═════ DATASET RECORDS ═════

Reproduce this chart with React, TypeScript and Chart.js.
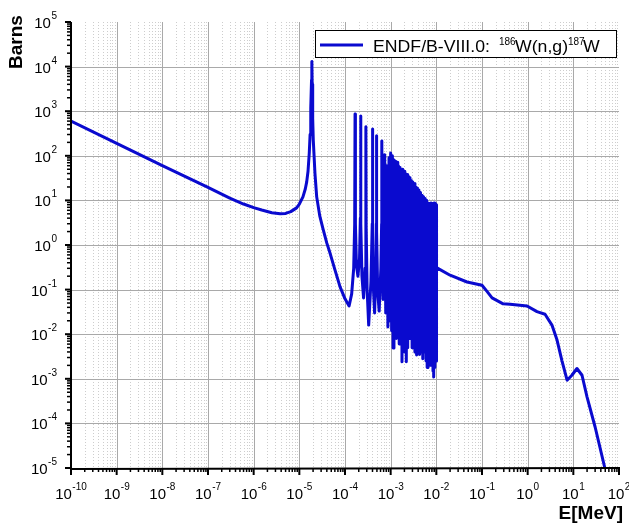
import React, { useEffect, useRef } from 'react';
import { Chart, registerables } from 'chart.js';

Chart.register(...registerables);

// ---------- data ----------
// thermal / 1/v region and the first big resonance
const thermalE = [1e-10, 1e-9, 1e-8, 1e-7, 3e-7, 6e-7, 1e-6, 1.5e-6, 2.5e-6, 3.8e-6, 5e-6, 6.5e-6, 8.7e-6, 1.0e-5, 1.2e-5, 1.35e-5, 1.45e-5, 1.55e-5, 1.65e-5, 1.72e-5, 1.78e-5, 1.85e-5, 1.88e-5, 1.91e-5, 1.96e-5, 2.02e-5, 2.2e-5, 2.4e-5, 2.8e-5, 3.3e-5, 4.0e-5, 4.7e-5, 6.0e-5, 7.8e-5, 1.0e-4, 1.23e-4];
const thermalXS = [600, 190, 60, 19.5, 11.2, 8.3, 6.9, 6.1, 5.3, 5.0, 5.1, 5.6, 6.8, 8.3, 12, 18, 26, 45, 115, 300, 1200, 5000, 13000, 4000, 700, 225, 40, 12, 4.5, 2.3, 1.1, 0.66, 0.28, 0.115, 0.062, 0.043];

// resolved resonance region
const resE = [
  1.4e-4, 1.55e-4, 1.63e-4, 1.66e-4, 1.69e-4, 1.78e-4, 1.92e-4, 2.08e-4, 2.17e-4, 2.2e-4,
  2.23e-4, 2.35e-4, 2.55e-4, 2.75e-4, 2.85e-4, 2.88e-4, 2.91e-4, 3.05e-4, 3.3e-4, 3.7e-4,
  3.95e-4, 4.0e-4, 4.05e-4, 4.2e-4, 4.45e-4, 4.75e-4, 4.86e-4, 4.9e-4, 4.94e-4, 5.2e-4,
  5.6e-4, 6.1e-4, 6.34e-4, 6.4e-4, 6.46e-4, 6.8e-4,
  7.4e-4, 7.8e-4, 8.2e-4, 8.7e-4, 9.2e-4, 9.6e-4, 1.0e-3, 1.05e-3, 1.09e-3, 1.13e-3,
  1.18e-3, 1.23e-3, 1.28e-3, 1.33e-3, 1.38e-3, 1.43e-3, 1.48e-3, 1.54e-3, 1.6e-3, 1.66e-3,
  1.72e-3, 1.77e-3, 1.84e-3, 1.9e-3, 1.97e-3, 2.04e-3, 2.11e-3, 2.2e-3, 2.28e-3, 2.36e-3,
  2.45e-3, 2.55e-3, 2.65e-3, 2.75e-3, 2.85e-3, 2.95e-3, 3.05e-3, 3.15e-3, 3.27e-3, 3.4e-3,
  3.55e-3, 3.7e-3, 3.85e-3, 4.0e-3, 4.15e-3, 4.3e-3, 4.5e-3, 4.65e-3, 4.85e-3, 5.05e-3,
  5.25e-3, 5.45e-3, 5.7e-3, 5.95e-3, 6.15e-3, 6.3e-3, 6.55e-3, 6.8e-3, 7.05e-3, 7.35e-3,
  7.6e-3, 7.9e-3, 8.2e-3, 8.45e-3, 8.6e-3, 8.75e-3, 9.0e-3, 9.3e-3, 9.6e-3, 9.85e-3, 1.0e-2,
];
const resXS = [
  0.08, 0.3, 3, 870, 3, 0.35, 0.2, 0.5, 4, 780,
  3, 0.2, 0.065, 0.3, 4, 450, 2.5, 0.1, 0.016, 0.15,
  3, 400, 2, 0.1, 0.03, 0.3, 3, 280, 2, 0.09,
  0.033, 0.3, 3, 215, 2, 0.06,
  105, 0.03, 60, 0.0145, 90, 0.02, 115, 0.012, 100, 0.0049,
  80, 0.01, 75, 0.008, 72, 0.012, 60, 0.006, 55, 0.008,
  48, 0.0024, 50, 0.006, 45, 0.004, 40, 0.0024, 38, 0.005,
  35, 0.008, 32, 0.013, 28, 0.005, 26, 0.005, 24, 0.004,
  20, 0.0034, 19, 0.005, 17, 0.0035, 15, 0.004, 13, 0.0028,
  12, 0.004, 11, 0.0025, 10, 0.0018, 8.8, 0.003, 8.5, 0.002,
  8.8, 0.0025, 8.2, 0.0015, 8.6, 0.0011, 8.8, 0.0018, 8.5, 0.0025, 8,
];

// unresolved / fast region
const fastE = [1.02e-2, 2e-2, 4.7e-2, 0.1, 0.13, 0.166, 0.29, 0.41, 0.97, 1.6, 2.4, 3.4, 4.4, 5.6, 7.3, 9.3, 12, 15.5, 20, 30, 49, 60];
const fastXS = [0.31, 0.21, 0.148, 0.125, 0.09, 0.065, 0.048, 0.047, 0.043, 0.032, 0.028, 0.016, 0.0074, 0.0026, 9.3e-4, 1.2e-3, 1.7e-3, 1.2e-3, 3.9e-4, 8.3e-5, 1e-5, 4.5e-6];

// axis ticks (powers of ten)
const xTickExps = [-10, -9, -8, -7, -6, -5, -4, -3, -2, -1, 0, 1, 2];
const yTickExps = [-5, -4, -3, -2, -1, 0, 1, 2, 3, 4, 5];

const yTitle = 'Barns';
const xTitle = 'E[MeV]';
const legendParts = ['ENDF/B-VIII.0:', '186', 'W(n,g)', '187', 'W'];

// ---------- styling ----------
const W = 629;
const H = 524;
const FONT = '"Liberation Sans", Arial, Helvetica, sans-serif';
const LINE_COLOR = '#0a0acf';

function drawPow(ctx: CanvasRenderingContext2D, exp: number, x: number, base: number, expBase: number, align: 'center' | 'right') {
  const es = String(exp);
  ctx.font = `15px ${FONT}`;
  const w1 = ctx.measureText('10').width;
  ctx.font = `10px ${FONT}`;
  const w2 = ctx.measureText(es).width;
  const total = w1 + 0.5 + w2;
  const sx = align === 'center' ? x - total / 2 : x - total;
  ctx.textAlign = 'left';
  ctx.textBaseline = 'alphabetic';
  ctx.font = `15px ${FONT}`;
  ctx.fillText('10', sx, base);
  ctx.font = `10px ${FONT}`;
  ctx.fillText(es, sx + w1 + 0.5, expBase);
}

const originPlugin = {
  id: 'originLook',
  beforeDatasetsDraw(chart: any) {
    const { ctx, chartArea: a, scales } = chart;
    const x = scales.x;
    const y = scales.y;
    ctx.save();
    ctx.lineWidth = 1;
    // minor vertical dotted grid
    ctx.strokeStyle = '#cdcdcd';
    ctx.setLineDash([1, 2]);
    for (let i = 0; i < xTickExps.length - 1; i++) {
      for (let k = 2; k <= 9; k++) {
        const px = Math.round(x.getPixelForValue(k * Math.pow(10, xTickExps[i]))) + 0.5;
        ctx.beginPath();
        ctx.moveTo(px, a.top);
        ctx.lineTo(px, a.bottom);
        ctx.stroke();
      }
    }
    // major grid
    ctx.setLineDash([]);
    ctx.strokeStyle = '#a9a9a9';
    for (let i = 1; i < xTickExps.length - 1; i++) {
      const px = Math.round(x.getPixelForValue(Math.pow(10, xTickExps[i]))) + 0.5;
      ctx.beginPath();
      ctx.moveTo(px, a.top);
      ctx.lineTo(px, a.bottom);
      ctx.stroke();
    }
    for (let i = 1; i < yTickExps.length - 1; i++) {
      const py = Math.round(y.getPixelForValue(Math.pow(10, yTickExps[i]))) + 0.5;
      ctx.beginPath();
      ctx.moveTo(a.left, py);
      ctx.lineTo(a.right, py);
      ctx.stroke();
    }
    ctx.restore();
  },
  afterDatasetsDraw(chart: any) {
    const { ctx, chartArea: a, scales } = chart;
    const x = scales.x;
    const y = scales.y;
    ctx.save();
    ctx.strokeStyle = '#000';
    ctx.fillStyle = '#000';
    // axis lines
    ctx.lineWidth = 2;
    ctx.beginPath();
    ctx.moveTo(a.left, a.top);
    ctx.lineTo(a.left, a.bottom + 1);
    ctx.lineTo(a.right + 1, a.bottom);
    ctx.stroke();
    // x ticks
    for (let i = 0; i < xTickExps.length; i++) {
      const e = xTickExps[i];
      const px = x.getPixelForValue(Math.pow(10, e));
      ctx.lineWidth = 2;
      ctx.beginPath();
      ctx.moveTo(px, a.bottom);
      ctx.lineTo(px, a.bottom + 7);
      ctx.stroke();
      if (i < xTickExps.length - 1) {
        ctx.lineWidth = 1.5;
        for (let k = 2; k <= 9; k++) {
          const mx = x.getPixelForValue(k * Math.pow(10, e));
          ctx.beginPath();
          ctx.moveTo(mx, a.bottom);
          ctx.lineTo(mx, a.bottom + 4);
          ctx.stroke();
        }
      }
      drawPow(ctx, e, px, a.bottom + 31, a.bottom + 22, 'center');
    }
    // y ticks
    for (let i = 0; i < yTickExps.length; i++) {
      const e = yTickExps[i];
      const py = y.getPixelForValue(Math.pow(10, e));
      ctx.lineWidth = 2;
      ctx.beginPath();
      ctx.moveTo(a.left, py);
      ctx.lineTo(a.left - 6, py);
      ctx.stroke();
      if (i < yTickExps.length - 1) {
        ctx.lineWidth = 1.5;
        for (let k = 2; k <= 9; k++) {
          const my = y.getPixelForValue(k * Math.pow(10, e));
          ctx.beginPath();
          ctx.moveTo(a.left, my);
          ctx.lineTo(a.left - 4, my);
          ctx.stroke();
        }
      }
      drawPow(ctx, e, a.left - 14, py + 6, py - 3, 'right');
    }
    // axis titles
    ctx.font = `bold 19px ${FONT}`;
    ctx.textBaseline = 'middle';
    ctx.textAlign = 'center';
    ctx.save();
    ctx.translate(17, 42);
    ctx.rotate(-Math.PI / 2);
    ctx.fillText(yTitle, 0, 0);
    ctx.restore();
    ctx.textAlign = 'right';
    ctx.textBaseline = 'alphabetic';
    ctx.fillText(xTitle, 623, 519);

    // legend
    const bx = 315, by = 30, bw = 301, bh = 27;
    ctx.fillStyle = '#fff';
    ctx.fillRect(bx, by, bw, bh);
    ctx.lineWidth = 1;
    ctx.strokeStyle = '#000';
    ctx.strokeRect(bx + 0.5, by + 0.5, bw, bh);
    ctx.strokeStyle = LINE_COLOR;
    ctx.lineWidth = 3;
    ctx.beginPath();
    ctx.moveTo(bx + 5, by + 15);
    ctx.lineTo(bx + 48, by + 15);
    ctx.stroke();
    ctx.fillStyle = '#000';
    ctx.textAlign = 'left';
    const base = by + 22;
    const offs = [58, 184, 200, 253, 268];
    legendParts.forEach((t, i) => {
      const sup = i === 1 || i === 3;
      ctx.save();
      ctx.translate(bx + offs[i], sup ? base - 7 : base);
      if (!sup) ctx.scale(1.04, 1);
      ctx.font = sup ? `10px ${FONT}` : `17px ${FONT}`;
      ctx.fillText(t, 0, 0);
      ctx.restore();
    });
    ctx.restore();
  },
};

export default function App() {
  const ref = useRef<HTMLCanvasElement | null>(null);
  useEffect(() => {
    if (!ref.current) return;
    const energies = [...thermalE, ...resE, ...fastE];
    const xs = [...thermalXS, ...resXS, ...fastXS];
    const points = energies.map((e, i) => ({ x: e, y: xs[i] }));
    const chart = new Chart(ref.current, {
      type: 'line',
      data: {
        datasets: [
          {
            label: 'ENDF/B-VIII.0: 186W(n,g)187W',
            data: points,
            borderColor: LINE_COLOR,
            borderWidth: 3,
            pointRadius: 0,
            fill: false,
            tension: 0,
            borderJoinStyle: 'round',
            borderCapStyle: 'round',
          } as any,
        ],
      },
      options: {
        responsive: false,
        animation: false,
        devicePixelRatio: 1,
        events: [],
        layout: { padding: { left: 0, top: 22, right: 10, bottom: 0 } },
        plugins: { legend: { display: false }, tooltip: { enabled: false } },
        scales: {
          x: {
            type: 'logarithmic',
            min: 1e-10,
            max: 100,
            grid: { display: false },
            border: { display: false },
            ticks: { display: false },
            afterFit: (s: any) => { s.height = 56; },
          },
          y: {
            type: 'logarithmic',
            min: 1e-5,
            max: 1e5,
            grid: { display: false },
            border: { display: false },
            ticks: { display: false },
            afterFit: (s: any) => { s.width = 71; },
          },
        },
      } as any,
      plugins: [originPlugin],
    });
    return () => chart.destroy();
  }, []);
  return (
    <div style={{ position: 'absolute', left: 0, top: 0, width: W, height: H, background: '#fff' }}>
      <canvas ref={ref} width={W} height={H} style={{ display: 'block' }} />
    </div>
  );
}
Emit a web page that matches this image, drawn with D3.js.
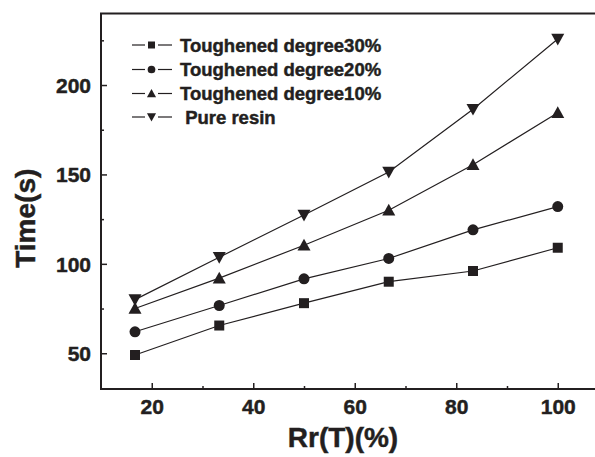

═════

WRITTEN REQUEST:
Up to and including the line containing "0.115, 0.062, 0.043];", quote each line of the entries above from the very first, please, exactly and without images.

ANSWER TO THE TASK:
Reproduce this chart with React, TypeScript and Chart.js.
import React, { useEffect, useRef } from 'react';
import { Chart, registerables } from 'chart.js';

Chart.register(...registerables);

// ---------- data ----------
// thermal / 1/v region and the first big resonance
const thermalE = [1e-10, 1e-9, 1e-8, 1e-7, 3e-7, 6e-7, 1e-6, 1.5e-6, 2.5e-6, 3.8e-6, 5e-6, 6.5e-6, 8.7e-6, 1.0e-5, 1.2e-5, 1.35e-5, 1.45e-5, 1.55e-5, 1.65e-5, 1.72e-5, 1.78e-5, 1.85e-5, 1.88e-5, 1.91e-5, 1.96e-5, 2.02e-5, 2.2e-5, 2.4e-5, 2.8e-5, 3.3e-5, 4.0e-5, 4.7e-5, 6.0e-5, 7.8e-5, 1.0e-4, 1.23e-4];
const thermalXS = [600, 190, 60, 19.5, 11.2, 8.3, 6.9, 6.1, 5.3, 5.0, 5.1, 5.6, 6.8, 8.3, 12, 18, 26, 45, 115, 300, 1200, 5000, 13000, 4000, 700, 225, 40, 12, 4.5, 2.3, 1.1, 0.66, 0.28, 0.115, 0.062, 0.043];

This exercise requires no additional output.